Think Progress notes another first-hand account.
I am quite sure that there will all sorts of verbal gymnastics and intellectual contortions employed to "prove" that the writer (a) isn't who he claims to be; (b) is overstating the use of various torture techniques; (c) admits there is no way to prove that torture has hurt the pursuit of our interests anyway, if it were used. Since folks who manage to employ each and every one of these arguments are impermeable to reason, I'll leave it to the rest of you to make of it what is obviously there:
I learned in Iraq that the No. 1 reason foreign fighters flocked there to fight were the abuses carried out at Abu Ghraib and Guantanamo.
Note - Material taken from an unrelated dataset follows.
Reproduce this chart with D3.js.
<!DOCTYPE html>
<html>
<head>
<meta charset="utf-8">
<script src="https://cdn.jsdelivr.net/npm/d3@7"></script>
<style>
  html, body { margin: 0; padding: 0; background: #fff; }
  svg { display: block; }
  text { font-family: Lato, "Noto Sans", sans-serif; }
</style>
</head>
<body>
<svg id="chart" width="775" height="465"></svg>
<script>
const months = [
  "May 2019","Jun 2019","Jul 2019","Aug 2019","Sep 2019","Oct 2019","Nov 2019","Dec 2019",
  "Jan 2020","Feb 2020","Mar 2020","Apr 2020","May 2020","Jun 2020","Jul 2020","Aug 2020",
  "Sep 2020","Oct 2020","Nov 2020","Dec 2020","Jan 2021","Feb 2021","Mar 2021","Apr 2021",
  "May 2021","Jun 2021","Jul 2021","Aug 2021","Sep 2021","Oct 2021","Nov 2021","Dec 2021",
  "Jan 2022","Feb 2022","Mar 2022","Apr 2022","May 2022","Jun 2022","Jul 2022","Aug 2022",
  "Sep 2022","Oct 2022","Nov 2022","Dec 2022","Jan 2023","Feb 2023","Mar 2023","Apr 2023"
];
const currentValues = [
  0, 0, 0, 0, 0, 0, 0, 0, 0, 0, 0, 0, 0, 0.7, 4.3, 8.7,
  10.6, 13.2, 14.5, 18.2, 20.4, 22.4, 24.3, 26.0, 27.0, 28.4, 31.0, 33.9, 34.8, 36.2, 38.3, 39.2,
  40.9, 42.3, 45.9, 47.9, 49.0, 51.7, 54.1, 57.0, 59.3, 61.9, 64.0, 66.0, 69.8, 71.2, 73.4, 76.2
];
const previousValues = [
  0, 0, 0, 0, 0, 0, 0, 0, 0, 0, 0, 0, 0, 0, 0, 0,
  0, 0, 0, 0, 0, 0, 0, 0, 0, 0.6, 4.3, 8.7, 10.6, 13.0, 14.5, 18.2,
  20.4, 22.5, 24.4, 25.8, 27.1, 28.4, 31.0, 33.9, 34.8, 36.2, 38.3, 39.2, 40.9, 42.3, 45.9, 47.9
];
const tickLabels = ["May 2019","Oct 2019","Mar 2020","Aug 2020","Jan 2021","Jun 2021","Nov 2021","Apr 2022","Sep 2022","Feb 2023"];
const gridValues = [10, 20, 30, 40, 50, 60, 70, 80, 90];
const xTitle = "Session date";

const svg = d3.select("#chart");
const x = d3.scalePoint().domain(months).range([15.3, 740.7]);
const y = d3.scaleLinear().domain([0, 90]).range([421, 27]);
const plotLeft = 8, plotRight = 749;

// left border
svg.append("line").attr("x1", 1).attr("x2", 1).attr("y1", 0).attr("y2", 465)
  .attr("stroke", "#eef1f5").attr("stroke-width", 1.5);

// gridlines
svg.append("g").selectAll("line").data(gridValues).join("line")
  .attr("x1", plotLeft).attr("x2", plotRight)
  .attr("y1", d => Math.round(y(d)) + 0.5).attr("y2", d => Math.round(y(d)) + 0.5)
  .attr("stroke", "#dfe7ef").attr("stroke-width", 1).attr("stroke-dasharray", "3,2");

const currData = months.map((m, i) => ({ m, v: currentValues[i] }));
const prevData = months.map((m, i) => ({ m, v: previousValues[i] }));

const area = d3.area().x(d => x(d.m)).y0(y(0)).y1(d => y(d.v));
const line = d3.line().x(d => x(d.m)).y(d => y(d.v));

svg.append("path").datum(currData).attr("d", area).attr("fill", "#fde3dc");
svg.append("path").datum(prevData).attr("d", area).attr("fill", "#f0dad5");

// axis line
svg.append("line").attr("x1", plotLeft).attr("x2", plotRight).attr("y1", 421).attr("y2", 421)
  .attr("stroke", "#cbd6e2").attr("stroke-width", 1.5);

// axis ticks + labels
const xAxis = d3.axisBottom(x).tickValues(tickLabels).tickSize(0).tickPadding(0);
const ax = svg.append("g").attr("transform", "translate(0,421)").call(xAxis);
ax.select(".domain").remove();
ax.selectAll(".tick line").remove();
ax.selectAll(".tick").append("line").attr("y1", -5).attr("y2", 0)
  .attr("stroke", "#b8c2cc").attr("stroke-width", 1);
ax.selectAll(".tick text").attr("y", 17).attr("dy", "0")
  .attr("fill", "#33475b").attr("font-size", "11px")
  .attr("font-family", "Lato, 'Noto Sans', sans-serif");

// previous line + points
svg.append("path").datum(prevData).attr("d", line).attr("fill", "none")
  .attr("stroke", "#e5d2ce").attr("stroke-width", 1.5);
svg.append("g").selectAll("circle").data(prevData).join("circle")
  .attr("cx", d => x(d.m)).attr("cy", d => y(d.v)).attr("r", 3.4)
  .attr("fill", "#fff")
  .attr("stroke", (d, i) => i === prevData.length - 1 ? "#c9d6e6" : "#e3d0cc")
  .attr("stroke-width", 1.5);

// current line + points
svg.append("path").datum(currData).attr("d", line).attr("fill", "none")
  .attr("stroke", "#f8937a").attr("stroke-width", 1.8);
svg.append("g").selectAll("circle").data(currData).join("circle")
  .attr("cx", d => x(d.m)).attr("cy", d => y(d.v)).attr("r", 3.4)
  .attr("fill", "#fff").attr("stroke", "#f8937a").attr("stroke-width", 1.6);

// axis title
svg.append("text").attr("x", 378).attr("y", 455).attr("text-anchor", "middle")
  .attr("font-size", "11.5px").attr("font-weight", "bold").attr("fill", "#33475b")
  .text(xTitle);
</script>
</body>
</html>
Our policy of torture was directly and swiftly recruiting fighters for al-Qaeda in Iraq. … It’s no exaggeration to say that at least half of our losses and casualties in that country have come at the hands of foreigners who joined the fray because of our program of detainee abuse. The number of U.S. soldiers who have died because of our torture policy will never be definitively known, but it is fair to say that it is close to the number of lives lost on Sept. 11, 2001. How anyone can say that torture keeps Americans safe is beyond me — unless you don’t count American soldiers as Americans.
It is obvious that this soldier is an enemy of the state and should be shot immediately.